The most challenging part of YRC's turnaround remains its long-haul YRC Freight unit, which is the combination of the former Yellow Freight and Roadway units.  Last May, it implemented the second-largest network optimization plan in its history of our company, according to Jeff Rogers, president of YRC Freight.

"During implementation, our execution was hampered due to increased shipment volumes we were experiencing at the time," Rogers explained. "Service, operations and financial results were adversely affected as a consequence. 

"The good news is the optimization will increase density in the network, result in fewer touches of shipments, increase load averages and reduce line-haul miles.  The great news is the change is complete, service is moving back to pre-change levels, and this is absolutely in the best interest of our customers and our long-term success," said Rogers.

At June 30, YRC's liquidity, including cash, cash equivalents and availability under its $400 million asset-based loan facility (ABL), was $218.7 million.  The ABL borrowing base was $378.9 million as of June 30, 2013.  A year ago, that liquidity was $248.7 million.  For the six months ended June 30, 2013, cash used in operating activities was $18.2 million as compared to $16.6 million for the six months ended June 30, 2012.

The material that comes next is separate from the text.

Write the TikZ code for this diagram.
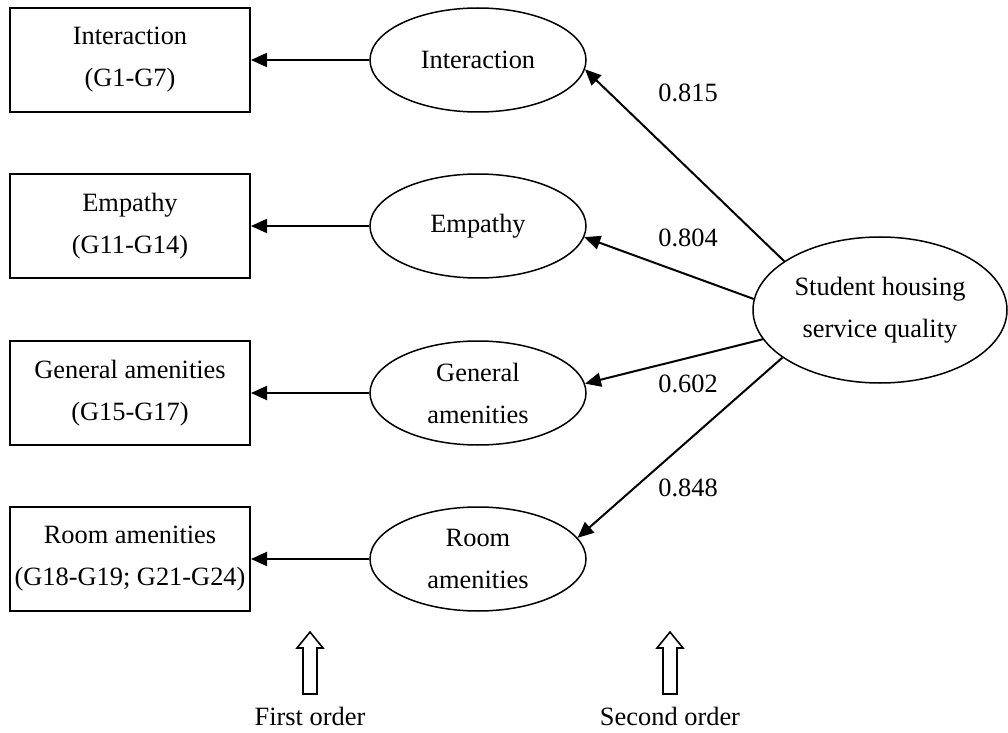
\documentclass[tikz,border=0pt]{standalone}
\usepackage{fontspec}
\setmainfont{Liberation Serif}
\usepackage{tikz}
\usetikzlibrary{shapes.geometric, arrows.meta, positioning, calc}
\tikzset{
    itembox/.style={rectangle, draw=black, line width=1pt, minimum width=120pt, minimum height=52pt, inner sep=1pt, align=center, text centered},
    factor/.style={ellipse, draw=black, line width=0.75pt, minimum width=108pt, minimum height=52pt, inner sep=0pt, align=center},
    second/.style={ellipse, draw=black, line width=0.75pt, minimum width=127pt, minimum height=73pt, inner sep=0pt, align=center},
    arrow/.style={line width=1pt, -{Triangle[length=8pt, width=7pt]}},
    hollow/.style={draw=black, line width=0.8pt, fill=white, line join=miter}
}

\begin{document}
\begin{tikzpicture}[x=0.5pt, y=-0.5pt, font=\fontsize{13.2}{21}\selectfont]
        \useasboundingbox (0,0) rectangle (1008,733);

        % Indicator boxes
        \node (boxint) [itembox] at (130,60) {Interaction\\(G1-G7)};
        \node (boxemp) [itembox] at (130,226) {Empathy\\(G11-G14)};
        \node (boxgen) [itembox] at (130,393) {General amenities\\(G15-G17)};
        \node (boxroom) [itembox] at (130,559) {Room amenities\\(G18-G19; G21-G24)};

        % First order factors
        \node (int) [factor] at (478,60) {Interaction};
        \node (emp) [factor] at (478,226) {Empathy};
        \node (gen) [factor] at (478,393) {General\\amenities};
        \node (room) [factor] at (478,559) {Room\\amenities};

        % Second order factor
        \node (shsq) [second] at (880,310) {Student housing\\service quality};

        % First order to indicators
        \draw[arrow] (int.west) -- (boxint.east);
        \draw[arrow] (emp.west) -- (boxemp.east);
        \draw[arrow] (gen.west) -- (boxgen.east);
        \draw[arrow] (room.west) -- (boxroom.east);

        % Loadings
        \draw[arrow] (shsq.153) -- (int.-5);
        \draw[arrow] (shsq.175) -- (emp.-6);
        \draw[arrow] (shsq.-166) -- (gen.5);
        \draw[arrow] (shsq.-154) -- (room.12);

        \node (l1) at (688,93) {0.815};
        \node (l2) at (688,238) {0.804};
        \node (l3) at (688,384) {0.602};
        \node (l4) at (688,488) {0.848};

        % Order labels
        \node (first) at (310,716) {First order};
        \node (secnd) at (670,716) {Second order};
        \draw[hollow] (303,694) -- (303,648) -- (297,648) -- (310,632) -- (323,648) -- (317,648) -- (317,694) -- cycle;
        \draw[hollow] (663,694) -- (663,648) -- (657,648) -- (670,632) -- (683,648) -- (677,648) -- (677,694) -- cycle;
    \end{tikzpicture}
\end{document}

"We were able to slightly improve liquidity during the second quarter despite increased cash outflows for capital expenditures, non-union pension payments, and unemployment tax payments," said Jamie Pierson, YRC's chief financial officer. "Our operational improvements and focus on working capital management continue to provide us with sufficient liquidity."

YRC has couple of debt maturities coming due in early and late 2014 and then again in early 2015.  Pierson said it recently retained Credit Suisse, in combination with its financial advisor, The MAEVA Group, to assist in developing "a broad range" of refinancing and recapitalization options.

"We have a number of constituents to consider and we are currently in the process of evaluating all alternatives," said Pierson.